Opposition brings concord. Out of discord comes the fairest harmony. — Heraclitus

… The word Islamophobia is a neologism and came into common parlance in the 1990s. The Oxford Dictionary defines Islamophobia as the “dislike of or prejudice against Islam or Muslims, especially as a political force.” (Oxford Dictionary) The Encyclopedia of Race and Ethics adds to the definition Islamophobia is “an outlook or world-view involving an unfounded dread and dislike of Muslims, which results in practices of exclusion and discrimination.” (As cited in Wikipedia) While these definitions of Islamophobia are clear, the problem as Robin Richardson, a former director of the Runnymede Trust (a race equality think tank in England) notes is in practice “it fails to distinguish between people who are against all religion from people who dislike Islam specifically; and that the actual issue being described is hostility to Muslims, “an ethno-religious identity within European countries”, rather than hostility to Islam.” (as cited in Wikipedia) The point raised by Robin Richardson is an issue in Canada also.
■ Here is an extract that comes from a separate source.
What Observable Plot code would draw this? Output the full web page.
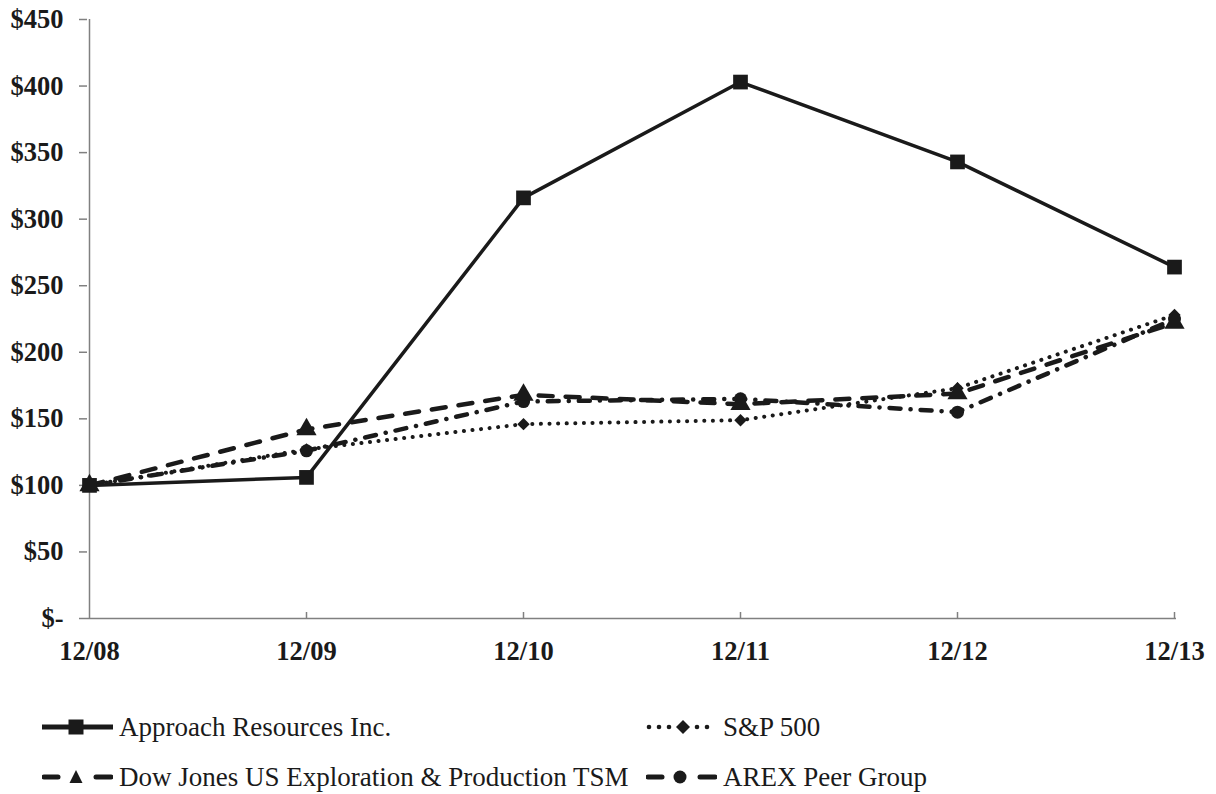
<!DOCTYPE html>
<html>
<head>
<meta charset="utf-8">
<script src="https://cdn.jsdelivr.net/npm/d3@7"></script>
<script src="https://cdn.jsdelivr.net/npm/@observablehq/plot@0.6"></script>
<style>
  html, body { margin: 0; padding: 0; background: #fff; }
  #wrap { width: 1216px; position: relative; }
  #legend { position: relative; width: 1216px; height: 114px; font-family: "Liberation Serif", "Times New Roman", serif; font-size: 27px; color: #1a1a1a; }
  .item { position: absolute; display: flex; align-items: center; height: 30px; white-space: nowrap; }
  .item svg { display: block; margin-right: 6px; }
</style>
</head>
<body>
<div id="wrap"></div>
<script>
const dates = ["12/08", "12/09", "12/10", "12/11", "12/12", "12/13"];
const approach = [100, 106, 316, 403, 343, 264];
const sp500 = [100, 127, 146, 149, 173, 228];
const dowJones = [100, 142, 168, 161, 169, 222];
const peerGroup = [100, 126, 163, 165, 155, 225];
const yTicks = [0, 50, 100, 150, 200, 250, 300, 350, 400, 450];

const seriesDefs = [
  {name: "S&P 500", values: sp500, dash: "0.1,8.5", cap: "round", width: 4, symbol: "diamond2", r: 5.6},
  {name: "AREX Peer Group", values: peerGroup, dash: "11,10,0.1,10", cap: "round", width: 4.5, symbol: "circle", r: 6.5},
  {name: "Dow Jones US Exploration & Production TSM", values: dowJones, dash: "14,13", cap: "round", width: 4.5, symbol: "triangle", r: 7.5},
  {name: "Approach Resources Inc.", values: approach, dash: null, cap: "butt", width: 3.5, symbol: "square", r: 8.3}
];

const rows = s => dates.map((d, i) => ({date: d, value: s.values[i], series: s.name}));

const marks = [
  Plot.ruleY([0], {stroke: "#808080", strokeWidth: 1.5}),
  Plot.ruleX(["12/08"], {stroke: "#808080", strokeWidth: 1.5}),
  Plot.axisY({ticks: yTicks, tickSize: 8, tickPadding: 16, stroke: "#808080", strokeWidth: 1.5,
    tickFormat: d => d === 0 ? "$-" : "$" + d, label: null}),
  Plot.axisX({tickSize: 0, tickPadding: 23, label: null}),
  Plot.axisX(dates.slice(1), {tickSize: -6, text: null, stroke: "#808080", strokeWidth: 1.5, label: null})
];
for (const s of seriesDefs) {
  marks.push(Plot.line(rows(s), {x: "date", y: "value", stroke: "#1a1a1a", strokeWidth: s.width,
    strokeDasharray: s.dash, strokeLinecap: s.cap, strokeLinejoin: "round"}));
  marks.push(Plot.dot(rows(s), {x: "date", y: "value", symbol: () => s.symbol, r: s.r, fill: "#1a1a1a", stroke: "none"}));
}

const chart = Plot.plot({
  width: 1216,
  height: 680,
  marginLeft: 87,
  marginRight: 40,
  marginTop: 19,
  marginBottom: 62,
  x: {type: "point", domain: dates, padding: 0},
  y: {domain: [0, 450], range: [618, 19]},
  symbol: {type: "identity"},
  style: {fontFamily: "'Liberation Serif', 'Times New Roman', serif", fontSize: "26.5px", fontWeight: "bold", color: "#1a1a1a", background: "#fff"},
  marks
});
document.getElementById("wrap").appendChild(chart);

// legend
const legend = document.createElement("div");
legend.id = "legend";
document.getElementById("wrap").appendChild(legend);
const legendPos = [
  {name: "Approach Resources Inc.", left: 42, top: 47},
  {name: "S&P 500", left: 646, top: 47},
  {name: "Dow Jones US Exploration & Production TSM", left: 42, top: 97},
  {name: "AREX Peer Group", left: 646, top: 97}
];
const ns = "http://www.w3.org/2000/svg";
function el(tag, attrs) {
  const e = document.createElementNS(ns, tag);
  for (const k in attrs) e.setAttribute(k, attrs[k]);
  return e;
}
const symPaths = {
  square: "M-7.5,-7.5H7.5V7.5H-7.5Z",
  diamond2: "M0,-7L7,0L0,7L-7,0Z",
  triangle: "M0,-7L6.5,6H-6.5Z",
  circle: "M6.5,0A6.5,6.5 0 1 1 -6.5,0A6.5,6.5 0 1 1 6.5,0Z"
};
for (const p of legendPos) {
  const s = seriesDefs.find(d => d.name === p.name);
  const item = document.createElement("div");
  item.className = "item";
  item.style.left = p.left + "px";
  item.style.top = (p.top - 15) + "px";
  const svg = el("svg", {width: 71, height: 30});
  if (s.symbol === "square") {
    svg.appendChild(el("line", {x1: 0, x2: 71, y1: 15, y2: 15, stroke: "#1a1a1a", "stroke-width": 5}));
  } else if (s.symbol === "diamond2") {
    for (const x of [3, 13, 23, 51, 61]) svg.appendChild(el("circle", {cx: x, cy: 15, r: 2.3, fill: "#1a1a1a"}));
  } else {
    svg.appendChild(el("line", {x1: 2, x2: 16, y1: 15, y2: 15, stroke: "#1a1a1a", "stroke-width": 5, "stroke-linecap": "round"}));
    svg.appendChild(el("line", {x1: 54, x2: 69, y1: 15, y2: 15, stroke: "#1a1a1a", "stroke-width": 5, "stroke-linecap": "round"}));
  }
  svg.appendChild(el("path", {d: symPaths[s.symbol], transform: `translate(${s.symbol === "diamond2" ? 37 : 34},15)`, fill: "#1a1a1a"}));
  item.appendChild(svg);
  const t = document.createElement("span");
  t.textContent = s.name;
  item.appendChild(t);
  legend.appendChild(item);
}
</script>
</body>
</html>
Currently, the Standing Committee on Canadian Heritage is following up on the recommendations put forward in motion M-103 and hearing witnesses with a plurality of views regarding the motion. Of those witnesses appearing before the committee delegates from the Frog Hollow Neighbourhood House  advised that the federal government “should strengthen laws against hate speech and crimes by providing a much more clear and inclusive definition of hate crime and Islamophobia.”